▶ Written problem
Leave out the pictures, and write out exactly the lines from the beginning of the material to the line holding "fig = plt.figure(figsize=(W/100, H/100), dpi=100)", that line included, and nothing else.

▶ Dataset excerpt
────────

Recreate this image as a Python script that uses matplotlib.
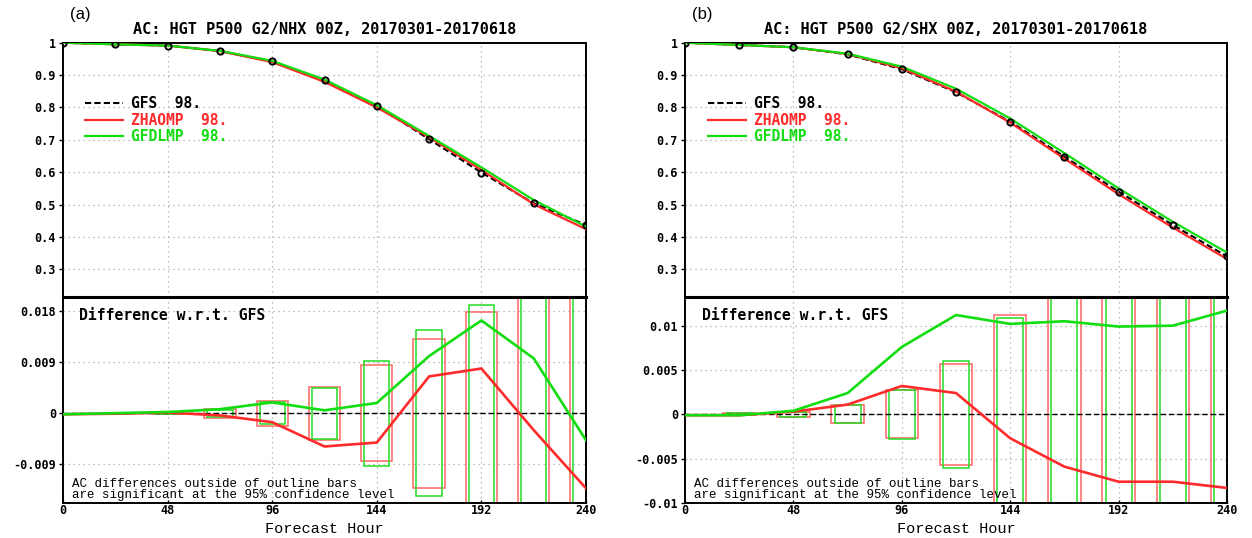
import matplotlib.pyplot as plt
from matplotlib.lines import Line2D

# forecast hours (every 24 h) and the hours that carry a confidence bar
hours = [0, 24, 48, 72, 96, 120, 144, 168, 192, 216, 240]
bar_hours = hours[1:]

# (a) Northern hemisphere
nhx_gfs = [1.000, 0.995, 0.991, 0.974, 0.942, 0.885, 0.805, 0.702, 0.599, 0.504, 0.437]
nhx_zhao = [1.000, 0.995, 0.991, 0.974, 0.940, 0.879, 0.800, 0.708, 0.607, 0.501, 0.424]
nhx_gfdl = [1.000, 0.995, 0.991, 0.975, 0.944, 0.886, 0.807, 0.712, 0.615, 0.514, 0.432]
nhx_dzhao = [-0.0002, -0.0001, 0.0001, -0.0004, -0.0016, -0.0059, -0.0052, 0.0065, 0.0079, -0.0030, -0.0133]
nhx_dgfdl = [-0.0002, 0.0000, 0.0002, 0.0007, 0.0019, 0.0005, 0.0018, 0.0101, 0.0164, 0.0097, -0.0048]
nhx_ci_zhao = [0.0001, 0.0002, 0.0008, 0.0022, 0.0047, 0.0085, 0.0132, 0.0179, 0.03, 0.03]
nhx_ci_gfdl = [0.0001, 0.0002, 0.0006, 0.0019, 0.0045, 0.0093, 0.0147, 0.0192, 0.03, 0.03]

# (b) Southern hemisphere
shx_gfs = [1.000, 0.993, 0.986, 0.964, 0.918, 0.847, 0.756, 0.648, 0.540, 0.437, 0.340]
shx_zhao = [1.000, 0.993, 0.986, 0.965, 0.921, 0.849, 0.753, 0.642, 0.532, 0.429, 0.332]
shx_gfdl = [1.000, 0.993, 0.986, 0.966, 0.926, 0.858, 0.766, 0.659, 0.550, 0.447, 0.352]
shx_dzhao = [-0.0001, -0.0001, 0.0003, 0.0011, 0.0032, 0.0024, -0.0027, -0.0059, -0.0076, -0.0076, -0.0083]
shx_dgfdl = [-0.0001, -0.0001, 0.0004, 0.0024, 0.0076, 0.0112, 0.0102, 0.0105, 0.0099, 0.0100, 0.0117]
shx_ci_zhao = [0.0001, 0.0003, 0.0010, 0.0027, 0.0057, 0.0112, 0.03, 0.03, 0.03, 0.03]
shx_ci_gfdl = [0.0001, 0.0003, 0.0010, 0.0028, 0.0060, 0.0109, 0.03, 0.03, 0.03, 0.03]

names = ['GFS', 'ZHAOMP', 'GFDLMP']
scores = ['98.', '98.', '98.']

top_ticks = [1.0, 0.9, 0.8, 0.7, 0.6, 0.5, 0.4, 0.3]
top_labels = ['1', '0.9', '0.8', '0.7', '0.6', '0.5', '0.4', '0.3']
x_ticks = [0, 48, 96, 144, 192, 240]

nhx_dticks = [0.018, 0.009, 0, -0.009]
nhx_dlabels = ['0.018', '0.009', '0', '-0.009']
shx_dticks = [0.01, 0.005, 0, -0.005, -0.01]
shx_dlabels = ['0.01', '0.005', '0', '-0.005', '-0.01']

RED = '#ff2b2b'
GREEN = '#11dd11'
RED_BAR = '#ff6666'
GREEN_BAR = '#22dd22'
BOLD = dict(family='DejaVu Sans Mono', weight='bold')
THIN = dict(family='Liberation Mono')
W, H = 1252.0, 538.0

fig = plt.figure(figsize=(W/100, H/100), dpi=100)


def grid(ax):
	ax.grid(True, color='#aaaaaa', linestyle=(0, (1, 3)), linewidth=0.9)
	ax.set_axisbelow(True)
	for s in ax.spines.values():
		s.set_linewidth(1.4)
	ax.tick_params(axis='y', direction='out', length=3, width=1, pad=2)
	ax.tick_params(axis='x', direction='in', length=2, width=1, pad=1)
	for lab in ax.get_yticklabels() + ax.get_xticklabels():
		lab.set_fontproperties(dict(BOLD, size=8.5))


def panel(x0, x1, tag, title, gfs, zhao, gfdl, dz, dg, ciz, cig, dlim, dticks, dlabels):
	top, mid, bot = 42.7, 297.3, 503.0
	ax1 = fig.add_axes([x0/W, 1-mid/H, (x1-x0)/W, (mid-top)/H])
	ax2 = fig.add_axes([x0/W, 1-bot/H, (x1-x0)/W, (bot-mid)/H])

	# --- anomaly correlation
	ax1.plot(hours, gfs, color='k', lw=1.5, ls=(0, (3, 1.5)), zorder=2)
	ax1.plot(hours, zhao, color=RED, lw=1.6, zorder=3)
	ax1.plot(hours, gfdl, color=GREEN, lw=1.6, zorder=4)
	ax1.plot(hours, gfs, ls='', marker='o', ms=4.5, mfc='none', mec='k', mew=1.4, zorder=5)
	ax1.set_xlim(0, 240)
	ax1.set_ylim(0.2136, 1.0)
	ax1.set_xticks(x_ticks)
	ax1.set_xticklabels([])
	ax1.set_yticks(top_ticks)
	ax1.set_yticklabels(top_labels)
	grid(ax1)
	ax1.tick_params(axis='x', length=0)
	ax1.spines['bottom'].set_visible(False)

	handles = [Line2D([], [], color='k', lw=1.5, ls=(0, (3, 1.5))),
		Line2D([], [], color=RED, lw=1.6),
		Line2D([], [], color=GREEN, lw=1.6)]
	labels = [n + '  ' + s for n, s in zip(names, scores)]
	ax1.legend(handles, labels, loc='upper left', bbox_to_anchor=(0.043, 0.79),
		frameon=False, borderpad=0, borderaxespad=0, handlelength=2.6,
		handletextpad=0.5, labelspacing=0.1, prop=dict(BOLD, size=10.5),
		labelcolor=['k', RED, GREEN])

	ax1.text(0.5, 1 + 13.4/(mid-top), title, transform=ax1.transAxes,
		ha='center', va='center', fontsize=11, **BOLD)
	fig.text((x0+17)/W, 1-15/H, tag, ha='center', va='center', fontsize=12,
		family='Liberation Sans')

	# --- differences w.r.t. GFS
	ax2.bar(bar_hours, [2*c for c in ciz], bottom=[-c for c in ciz], width=14.4,
		fill=False, edgecolor=RED_BAR, lw=1.1, zorder=2)
	ax2.bar(bar_hours, [2*c for c in cig], bottom=[-c for c in cig], width=11.6,
		fill=False, edgecolor=GREEN_BAR, lw=1.1, zorder=2)
	ax2.axhline(0, color='k', lw=1, ls=(0, (4, 2)), zorder=3)
	ax2.plot(hours, dz, color=RED, lw=1.9, zorder=4)
	ax2.plot(hours, dg, color=GREEN, lw=1.9, zorder=4)
	ax2.set_xlim(0, 240)
	ax2.set_ylim(*dlim)
	ax2.set_xticks(x_ticks)
	ax2.set_xticklabels([str(t) for t in x_ticks])
	ax2.set_yticks(dticks)
	ax2.set_yticklabels(dlabels)
	grid(ax2)
	ax2.spines['top'].set_linewidth(2.2)
	fig.text((x0+x1)/2/W, 1-529/H, 'Forecast Hour', ha='center', va='center',
		fontsize=11, **THIN)

	ax2.text(0.031, 0.91, 'Difference w.r.t. GFS', transform=ax2.transAxes,
		ha='left', va='center', fontsize=10.6, **BOLD)
	ax2.text(0.017, 0.094, 'AC differences outside of outline bars',
		transform=ax2.transAxes, ha='left', va='center', fontsize=9, **THIN)
	ax2.text(0.017, 0.037, 'are significant at the 95% confidence level',
		transform=ax2.transAxes, ha='left', va='center', fontsize=9, **THIN)


panel(63, 586, '(a)', 'AC: HGT P500 G2/NHX 00Z, 20170301-20170618',
	nhx_gfs, nhx_zhao, nhx_gfdl, nhx_dzhao, nhx_dgfdl, nhx_ci_zhao, nhx_ci_gfdl,
	(-0.0159, 0.0205), nhx_dticks, nhx_dlabels)
panel(685, 1227, '(b)', 'AC: HGT P500 G2/SHX 00Z, 20170301-20170618',
	shx_gfs, shx_zhao, shx_gfdl, shx_dzhao, shx_dgfdl, shx_ci_zhao, shx_ci_gfdl,
	(-0.01, 0.0132), shx_dticks, shx_dlabels)

plt.savefig('out.png', dpi=100)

────────

▶ Output of the exercise
Recreate this image as a Python script that uses matplotlib.
import matplotlib.pyplot as plt
from matplotlib.lines import Line2D

# forecast hours (every 24 h) and the hours that carry a confidence bar
hours = [0, 24, 48, 72, 96, 120, 144, 168, 192, 216, 240]
bar_hours = hours[1:]

# (a) Northern hemisphere
nhx_gfs = [1.000, 0.995, 0.991, 0.974, 0.942, 0.885, 0.805, 0.702, 0.599, 0.504, 0.437]
nhx_zhao = [1.000, 0.995, 0.991, 0.974, 0.940, 0.879, 0.800, 0.708, 0.607, 0.501, 0.424]
nhx_gfdl = [1.000, 0.995, 0.991, 0.975, 0.944, 0.886, 0.807, 0.712, 0.615, 0.514, 0.432]
nhx_dzhao = [-0.0002, -0.0001, 0.0001, -0.0004, -0.0016, -0.0059, -0.0052, 0.0065, 0.0079, -0.0030, -0.0133]
nhx_dgfdl = [-0.0002, 0.0000, 0.0002, 0.0007, 0.0019, 0.0005, 0.0018, 0.0101, 0.0164, 0.0097, -0.0048]
nhx_ci_zhao = [0.0001, 0.0002, 0.0008, 0.0022, 0.0047, 0.0085, 0.0132, 0.0179, 0.03, 0.03]
nhx_ci_gfdl = [0.0001, 0.0002, 0.0006, 0.0019, 0.0045, 0.0093, 0.0147, 0.0192, 0.03, 0.03]

# (b) Southern hemisphere
shx_gfs = [1.000, 0.993, 0.986, 0.964, 0.918, 0.847, 0.756, 0.648, 0.540, 0.437, 0.340]
shx_zhao = [1.000, 0.993, 0.986, 0.965, 0.921, 0.849, 0.753, 0.642, 0.532, 0.429, 0.332]
shx_gfdl = [1.000, 0.993, 0.986, 0.966, 0.926, 0.858, 0.766, 0.659, 0.550, 0.447, 0.352]
shx_dzhao = [-0.0001, -0.0001, 0.0003, 0.0011, 0.0032, 0.0024, -0.0027, -0.0059, -0.0076, -0.0076, -0.0083]
shx_dgfdl = [-0.0001, -0.0001, 0.0004, 0.0024, 0.0076, 0.0112, 0.0102, 0.0105, 0.0099, 0.0100, 0.0117]
shx_ci_zhao = [0.0001, 0.0003, 0.0010, 0.0027, 0.0057, 0.0112, 0.03, 0.03, 0.03, 0.03]
shx_ci_gfdl = [0.0001, 0.0003, 0.0010, 0.0028, 0.0060, 0.0109, 0.03, 0.03, 0.03, 0.03]

names = ['GFS', 'ZHAOMP', 'GFDLMP']
scores = ['98.', '98.', '98.']

top_ticks = [1.0, 0.9, 0.8, 0.7, 0.6, 0.5, 0.4, 0.3]
top_labels = ['1', '0.9', '0.8', '0.7', '0.6', '0.5', '0.4', '0.3']
x_ticks = [0, 48, 96, 144, 192, 240]

nhx_dticks = [0.018, 0.009, 0, -0.009]
nhx_dlabels = ['0.018', '0.009', '0', '-0.009']
shx_dticks = [0.01, 0.005, 0, -0.005, -0.01]
shx_dlabels = ['0.01', '0.005', '0', '-0.005', '-0.01']

RED = '#ff2b2b'
GREEN = '#11dd11'
RED_BAR = '#ff6666'
GREEN_BAR = '#22dd22'
BOLD = dict(family='DejaVu Sans Mono', weight='bold')
THIN = dict(family='Liberation Mono')
W, H = 1252.0, 538.0

fig = plt.figure(figsize=(W/100, H/100), dpi=100)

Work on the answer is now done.